** START GIVEN MATERIAL **

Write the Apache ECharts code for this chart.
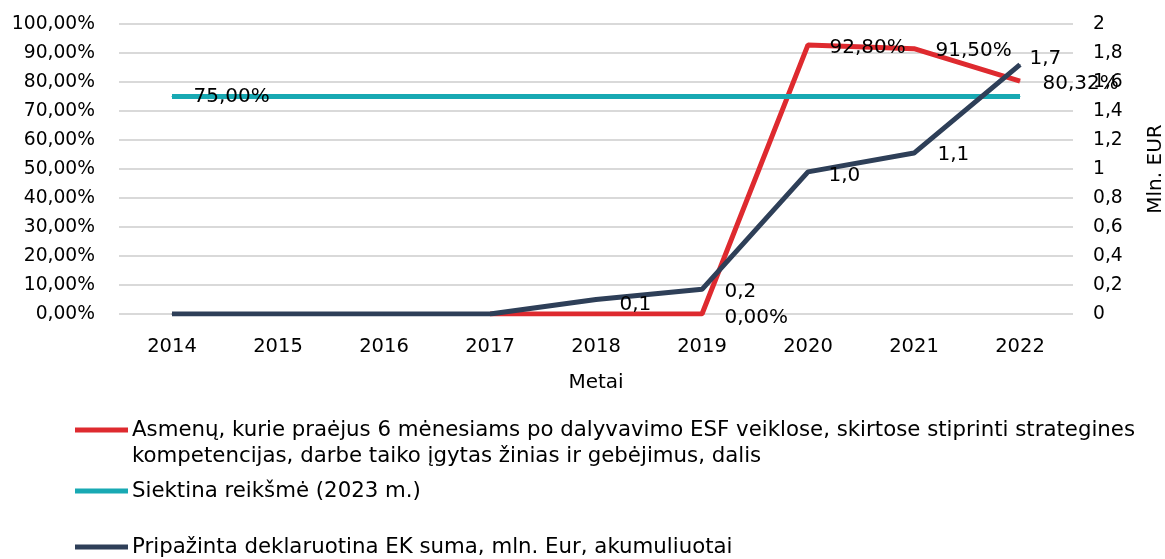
<!DOCTYPE html>
<html>
<head>
<meta charset="utf-8">
<script src="https://cdn.jsdelivr.net/npm/echarts@6/dist/echarts.min.js"></script>
<style>html,body{margin:0;padding:0;background:#fff}#c{width:1165px;height:559px}</style>
</head>
<body>
<div id="c"></div>
<script>
const categories = ['2014','2015','2016','2017','2018','2019','2020','2021','2022'];
const shareValues = [null, null, null, 0, 0, 0, 92.8, 91.5, 80.32];
const targetValues = [75, 75, 75, 75, 75, 75, 75, 75, 75];
const sumValues = [0, 0, 0, 0, 0.1, 0.17, 0.98, 1.11, 1.72];
const shareLabelIdx = [5, 6, 7, 8];
const targetLabelIdx = [0];
const sumLabelIdx = [4, 5, 6, 7, 8];
const seriesNames = [
  'Asmenų, kurie praėjus 6 mėnesiams po dalyvavimo ESF veiklose, skirtose stiprinti strategines',
  'Siektina reikšmė (2023 m.)',
  'Pripažinta deklaruotina EK suma, mln. Eur, akumuliuotai'
];
const shareNameLine2 = 'kompetencijas, darbe taiko įgytas žinias ir gebėjimus, dalis';

const FONT = 'DejaVu Sans';
const RED = '#DE2A2F', TEAL = '#18A9B3', NAVY = '#2E3F58';

const shareOffsets = {5:[22,4],6:[21,3],7:[21,2],8:[22,3]};
const targetOffsets = {0:[21,0]};
const sumOffsets = {4:[23,5],5:[22,2],6:[20,4],7:[23,2],8:[9,-6]};

function pct(v){ return v.toFixed(2).replace('.', ',') + '%'; }
function dec1(v){ return v.toFixed(1).replace('.', ','); }

function buildData(values, labelIdx, offsets, fmt){
  return values.map((v, i) => {
    const show = labelIdx.indexOf(i) >= 0 && v !== null;
    return {
      value: v,
      label: {
        show: show,
        position: 'right',
        distance: 0,
        offset: offsets[i] || [0,0],
        formatter: () => fmt(v),
        color: '#000',
        fontFamily: FONT,
        fontSize: 20
      }
    };
  });
}

const chart = echarts.init(document.getElementById('c'), null, {renderer: 'canvas'});
const legendCommon = {
  orient: 'vertical', left: 70, icon: 'rect', itemWidth: 53, itemHeight: 5, itemGap: 0,
  selectedMode: false,
  textStyle: {fontFamily: FONT, fontSize: 21.3, lineHeight: 24, color: '#000', padding: [0,0,0,-1]}
};
chart.setOption({
  animation: false,
  backgroundColor: '#fff',
  textStyle: {fontFamily: FONT},
  grid: {left: 119, right: 92, top: 24, bottom: 245, containLabel: false, outerBoundsMode: 'none'},
  legend: [
    Object.assign({}, legendCommon, {top: 413, data: [{name: seriesNames[0], itemStyle: {color: RED}}]}),
    Object.assign({}, legendCommon, {top: 474, data: [{name: seriesNames[1], itemStyle: {color: TEAL}}]}),
    Object.assign({}, legendCommon, {top: 530, data: [{name: seriesNames[2], itemStyle: {color: NAVY}}]})
  ],
  graphic: [{
    type: 'text', left: 132, top: 446,
    style: {text: shareNameLine2, fontFamily: FONT, fontSize: 21.3, fill: '#000'}
  }],
  xAxis: {
    type: 'category', data: categories, boundaryGap: true,
    axisLine: {show: false}, axisTick: {show: false},
    axisLabel: {color: '#000', fontSize: 19.5, fontFamily: FONT, margin: 23},
    name: 'Metai', nameLocation: 'middle', nameGap: 59,
    nameTextStyle: {color: '#000', fontSize: 20, fontFamily: FONT}
  },
  yAxis: [{
    type: 'value', min: 0, max: 100, interval: 10,
    axisLine: {show: false}, axisTick: {show: false},
    splitLine: {lineStyle: {color: '#D9D9D9', width: 2}},
    axisLabel: {color: '#000', fontSize: 18.7, fontFamily: FONT, margin: 24, formatter: v => pct(v)}
  }, {
    type: 'value', min: 0, max: 2, interval: 0.2,
    axisLine: {show: false}, axisTick: {show: false}, splitLine: {show: false},
    axisLabel: {color: '#000', fontSize: 18.7, fontFamily: FONT, margin: 20,
      formatter: v => String(Math.round(v*10)/10).replace('.', ',')},
    name: 'Mln. EUR', nameLocation: 'middle', nameRotate: 90, nameGap: 73,
    nameTextStyle: {color: '#000', fontSize: 20, fontFamily: FONT}
  }],
  series: [{
    name: seriesNames[0], type: 'line', yAxisIndex: 0,
    data: buildData(shareValues, shareLabelIdx, shareOffsets, pct),
    symbol: 'circle', symbolSize: 1, showSymbol: true, itemStyle: {color: RED},
    lineStyle: {color: RED, width: 5}, z: 2
  }, {
    name: seriesNames[1], type: 'line', yAxisIndex: 0,
    data: buildData(targetValues, targetLabelIdx, targetOffsets, pct),
    symbol: 'circle', symbolSize: 1, showSymbol: true, itemStyle: {color: TEAL},
    lineStyle: {color: TEAL, width: 5}, z: 3
  }, {
    name: seriesNames[2], type: 'line', yAxisIndex: 1,
    data: buildData(sumValues, sumLabelIdx, sumOffsets, dec1),
    symbol: 'circle', symbolSize: 1, showSymbol: true, itemStyle: {color: NAVY},
    lineStyle: {color: NAVY, width: 5}, z: 4
  }]
});
</script>
</body>
</html>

** END GIVEN MATERIAL **

Go through the data above and transcribe it in full, omitting any image.

** WORKED ANSWER **
Write the Apache ECharts code for this chart.
<!DOCTYPE html>
<html>
<head>
<meta charset="utf-8">
<script src="https://cdn.jsdelivr.net/npm/echarts@6/dist/echarts.min.js"></script>
<style>html,body{margin:0;padding:0;background:#fff}#c{width:1165px;height:559px}</style>
</head>
<body>
<div id="c"></div>
<script>
const categories = ['2014','2015','2016','2017','2018','2019','2020','2021','2022'];
const shareValues = [null, null, null, 0, 0, 0, 92.8, 91.5, 80.32];
const targetValues = [75, 75, 75, 75, 75, 75, 75, 75, 75];
const sumValues = [0, 0, 0, 0, 0.1, 0.17, 0.98, 1.11, 1.72];
const shareLabelIdx = [5, 6, 7, 8];
const targetLabelIdx = [0];
const sumLabelIdx = [4, 5, 6, 7, 8];
const seriesNames = [
  'Asmenų, kurie praėjus 6 mėnesiams po dalyvavimo ESF veiklose, skirtose stiprinti strategines',
  'Siektina reikšmė (2023 m.)',
  'Pripažinta deklaruotina EK suma, mln. Eur, akumuliuotai'
];
const shareNameLine2 = 'kompetencijas, darbe taiko įgytas žinias ir gebėjimus, dalis';

const FONT = 'DejaVu Sans';
const RED = '#DE2A2F', TEAL = '#18A9B3', NAVY = '#2E3F58';

const shareOffsets = {5:[22,4],6:[21,3],7:[21,2],8:[22,3]};
const targetOffsets = {0:[21,0]};
const sumOffsets = {4:[23,5],5:[22,2],6:[20,4],7:[23,2],8:[9,-6]};

function pct(v){ return v.toFixed(2).replace('.', ',') + '%'; }
function dec1(v){ return v.toFixed(1).replace('.', ','); }

function buildData(values, labelIdx, offsets, fmt){
  return values.map((v, i) => {
    const show = labelIdx.indexOf(i) >= 0 && v !== null;
    return {
      value: v,
      label: {
        show: show,
        position: 'right',
        distance: 0,
        offset: offsets[i] || [0,0],
        formatter: () => fmt(v),
        color: '#000',
        fontFamily: FONT,
        fontSize: 20
      }
    };
  });
}

const chart = echarts.init(document.getElementById('c'), null, {renderer: 'canvas'});
const legendCommon = {
  orient: 'vertical', left: 70, icon: 'rect', itemWidth: 53, itemHeight: 5, itemGap: 0,
  selectedMode: false,
  textStyle: {fontFamily: FONT, fontSize: 21.3, lineHeight: 24, color: '#000', padding: [0,0,0,-1]}
};
chart.setOption({
  animation: false,
  backgroundColor: '#fff',
  textStyle: {fontFamily: FONT},
  grid: {left: 119, right: 92, top: 24, bottom: 245, containLabel: false, outerBoundsMode: 'none'},
  legend: [
    Object.assign({}, legendCommon, {top: 413, data: [{name: seriesNames[0], itemStyle: {color: RED}}]}),
    Object.assign({}, legendCommon, {top: 474, data: [{name: seriesNames[1], itemStyle: {color: TEAL}}]}),
    Object.assign({}, legendCommon, {top: 530, data: [{name: seriesNames[2], itemStyle: {color: NAVY}}]})
  ],
  graphic: [{
    type: 'text', left: 132, top: 446,
    style: {text: shareNameLine2, fontFamily: FONT, fontSize: 21.3, fill: '#000'}
  }],
  xAxis: {
    type: 'category', data: categories, boundaryGap: true,
    axisLine: {show: false}, axisTick: {show: false},
    axisLabel: {color: '#000', fontSize: 19.5, fontFamily: FONT, margin: 23},
    name: 'Metai', nameLocation: 'middle', nameGap: 59,
    nameTextStyle: {color: '#000', fontSize: 20, fontFamily: FONT}
  },
  yAxis: [{
    type: 'value', min: 0, max: 100, interval: 10,
    axisLine: {show: false}, axisTick: {show: false},
    splitLine: {lineStyle: {color: '#D9D9D9', width: 2}},
    axisLabel: {color: '#000', fontSize: 18.7, fontFamily: FONT, margin: 24, formatter: v => pct(v)}
  }, {
    type: 'value', min: 0, max: 2, interval: 0.2,
    axisLine: {show: false}, axisTick: {show: false}, splitLine: {show: false},
    axisLabel: {color: '#000', fontSize: 18.7, fontFamily: FONT, margin: 20,
      formatter: v => String(Math.round(v*10)/10).replace('.', ',')},
    name: 'Mln. EUR', nameLocation: 'middle', nameRotate: 90, nameGap: 73,
    nameTextStyle: {color: '#000', fontSize: 20, fontFamily: FONT}
  }],
  series: [{
    name: seriesNames[0], type: 'line', yAxisIndex: 0,
    data: buildData(shareValues, shareLabelIdx, shareOffsets, pct),
    symbol: 'circle', symbolSize: 1, showSymbol: true, itemStyle: {color: RED},
    lineStyle: {color: RED, width: 5}, z: 2
  }, {
    name: seriesNames[1], type: 'line', yAxisIndex: 0,
    data: buildData(targetValues, targetLabelIdx, targetOffsets, pct),
    symbol: 'circle', symbolSize: 1, showSymbol: true, itemStyle: {color: TEAL},
    lineStyle: {color: TEAL, width: 5}, z: 3
  }, {
    name: seriesNames[2], type: 'line', yAxisIndex: 1,
    data: buildData(sumValues, sumLabelIdx, sumOffsets, dec1),
    symbol: 'circle', symbolSize: 1, showSymbol: true, itemStyle: {color: NAVY},
    lineStyle: {color: NAVY, width: 5}, z: 4
  }]
});
</script>
</body>
</html>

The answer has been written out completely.